We'll be celebrating 20 years of marriage this coming spring, so we must have done something right. I think there's always room for growth. I could never look at sex in the beginning of a relationship and think that that's all there is to it.

iVillage Member
Registered: 08-14-2004
Wed, 10-13-2004 - 7:28pm
Hey Tally,

Well, it looks like everything worked for you. Congratulations. I pray I will have the same luck. My fiance and I are nearly perfect. We can dissolve arguments instantly because i usually know how she feels, what she is thinking, and what pertinent feelings/issues we need to discuss. We require very low maintenance. I would never think to myself "sex isnt that great feeling, so lets not get married". But all problems are not created equal. I know she can grow in many areas. She can learn to enjoy mor sports and politics, I have learned to appreciate art and certain novels, we have grown so much together, but when it comes to some core issues, people just cant grow in my opinion. I am glad to here your situation worked out so well though!!!!

One issue, is religion. My fiance and I are about the same in religion, but lets assume she was super religous and I was practically an aethiest. It would be silly for me to ignore that problem and hope that I grow to love her religion. That is just a little too risky. Sex "can" be similar, although must people wouldnt even notice!

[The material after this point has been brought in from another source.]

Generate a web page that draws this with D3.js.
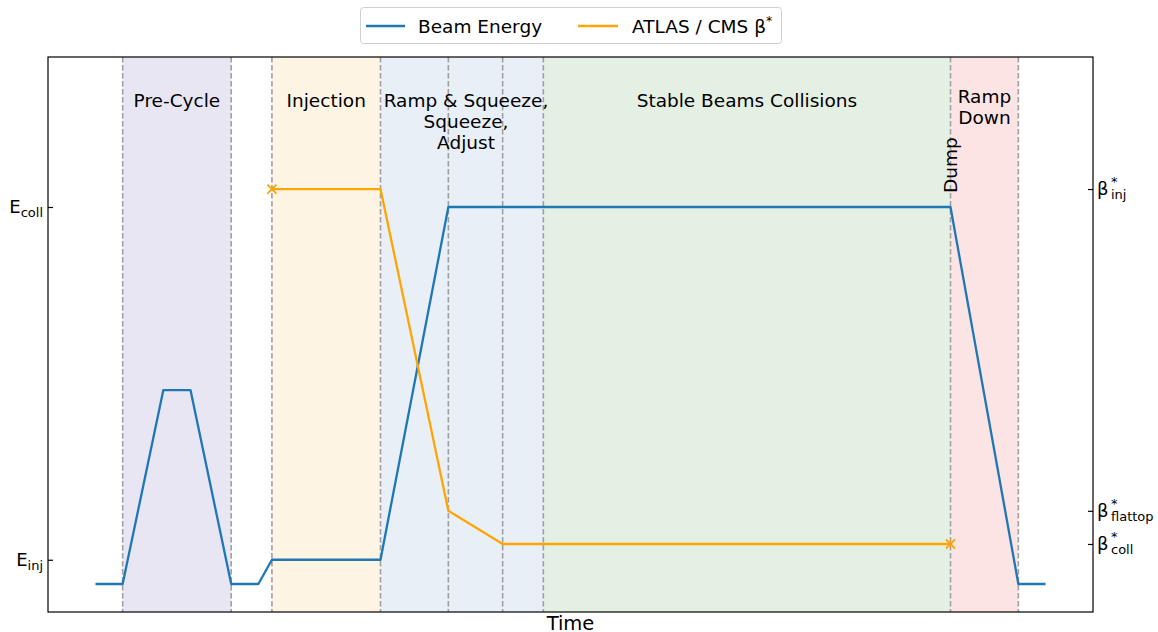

For instance, I will talk of my own situatin. It isnt the issue of how sex feels, but more about how she views sex. She went on a month long trip, and she knows I am pretty keen on sex. She simply wasnt in the mood before hand so I wasnt able to make love before she went. She didnt think anything of it becuase she doesnt think like that. When she came back, she still wasnt in the mood, she just missed me and wanted to cuddle. For two weeks, I tried to initiate sex, but she just simply wasnt in the mood and I was going crazy. he issue isnt that she isnt comfortable with sex, it is just that she doesnt desire it all that much. She enjoys it, just doesnt desire it. Finally I convinced her that going so long without it was hard for me, so she increased her frequency, but guess what she never changed her desire for it, just her willingness. Our great communication and her love for me convinced her to increase sex, but she still didnt desire it. She currently meets MY needs and enjoys the process, but she still has to work at it.

I am assuming at least you and your spouse agree that you either both value and desire sex, or both dont. One of you couldnt always be "not in the mood" (even though sex was good) while the other loves expressing love that way and is always "in the mood". I feel the other person would feel deprived while the other one felt pressured.

I am always in the mood, but 2-3 times a week is great. She is never in the mood, but once a month is very enjoyable. Should one expect growth to fix this imbalance when kids/bills/chores/tragedy are not even a factor yet.

Maybe I am wrong, but I believe that this is the situation that people are talking about. If someone just doesnt get in the mood, and the other person thinks it is the greatest thing to share, then isnt expecting growth just wishful thinking?